> **Stored data**
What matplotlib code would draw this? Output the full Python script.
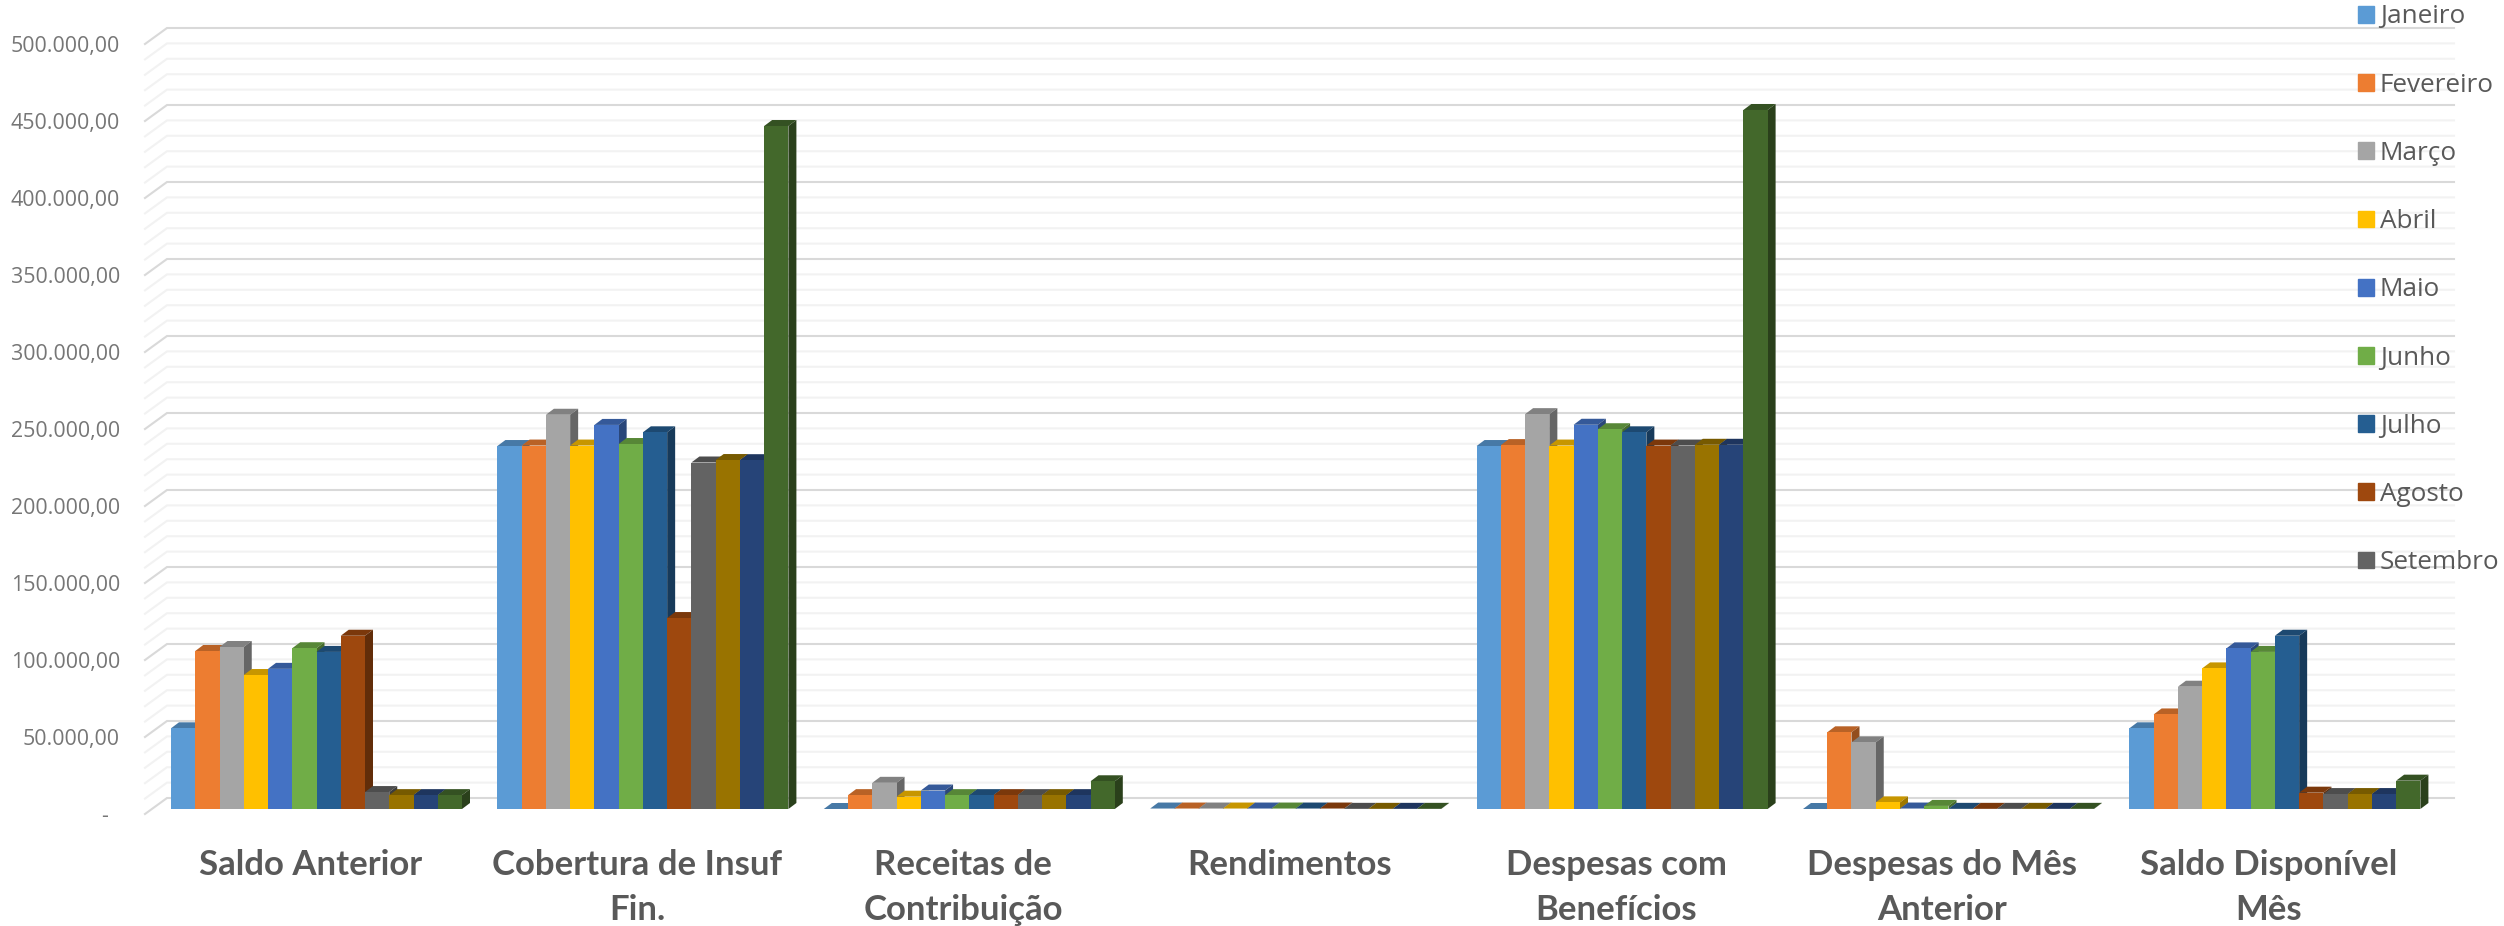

---

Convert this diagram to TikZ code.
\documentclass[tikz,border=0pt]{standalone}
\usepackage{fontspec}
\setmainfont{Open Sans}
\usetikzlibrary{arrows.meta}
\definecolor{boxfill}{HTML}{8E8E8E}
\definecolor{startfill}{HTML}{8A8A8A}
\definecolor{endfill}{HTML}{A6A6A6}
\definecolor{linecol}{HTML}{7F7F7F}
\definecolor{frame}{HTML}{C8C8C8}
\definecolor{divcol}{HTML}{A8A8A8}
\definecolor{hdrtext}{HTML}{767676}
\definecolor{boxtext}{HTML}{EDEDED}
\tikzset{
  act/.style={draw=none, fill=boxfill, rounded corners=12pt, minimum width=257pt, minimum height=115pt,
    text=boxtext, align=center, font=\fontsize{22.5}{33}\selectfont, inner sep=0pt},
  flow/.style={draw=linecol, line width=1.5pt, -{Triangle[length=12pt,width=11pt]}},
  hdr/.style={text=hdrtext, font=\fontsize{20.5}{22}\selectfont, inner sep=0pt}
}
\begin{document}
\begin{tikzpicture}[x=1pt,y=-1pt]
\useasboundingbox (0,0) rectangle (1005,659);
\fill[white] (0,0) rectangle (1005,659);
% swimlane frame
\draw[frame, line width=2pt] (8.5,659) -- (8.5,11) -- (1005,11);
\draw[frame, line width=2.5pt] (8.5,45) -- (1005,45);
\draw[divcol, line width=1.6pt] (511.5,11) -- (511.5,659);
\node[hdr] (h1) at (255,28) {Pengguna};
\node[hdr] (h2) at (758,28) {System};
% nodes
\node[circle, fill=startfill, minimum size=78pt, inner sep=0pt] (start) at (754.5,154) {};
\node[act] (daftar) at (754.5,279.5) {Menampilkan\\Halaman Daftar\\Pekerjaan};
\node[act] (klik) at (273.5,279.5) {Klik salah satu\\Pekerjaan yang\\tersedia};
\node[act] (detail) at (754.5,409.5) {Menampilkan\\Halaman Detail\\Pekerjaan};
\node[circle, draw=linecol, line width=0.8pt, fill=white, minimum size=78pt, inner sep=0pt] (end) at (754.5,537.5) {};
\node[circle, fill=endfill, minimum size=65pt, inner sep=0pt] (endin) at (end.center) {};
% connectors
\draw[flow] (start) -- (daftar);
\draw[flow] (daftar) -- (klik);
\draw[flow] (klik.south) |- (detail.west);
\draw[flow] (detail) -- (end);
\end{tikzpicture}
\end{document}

> **Description of the task**
Identify which lines contain the word "this" and copy each one.

> **Task answer**
What matplotlib code would draw this? Output the full Python script.
Convert this diagram to TikZ code.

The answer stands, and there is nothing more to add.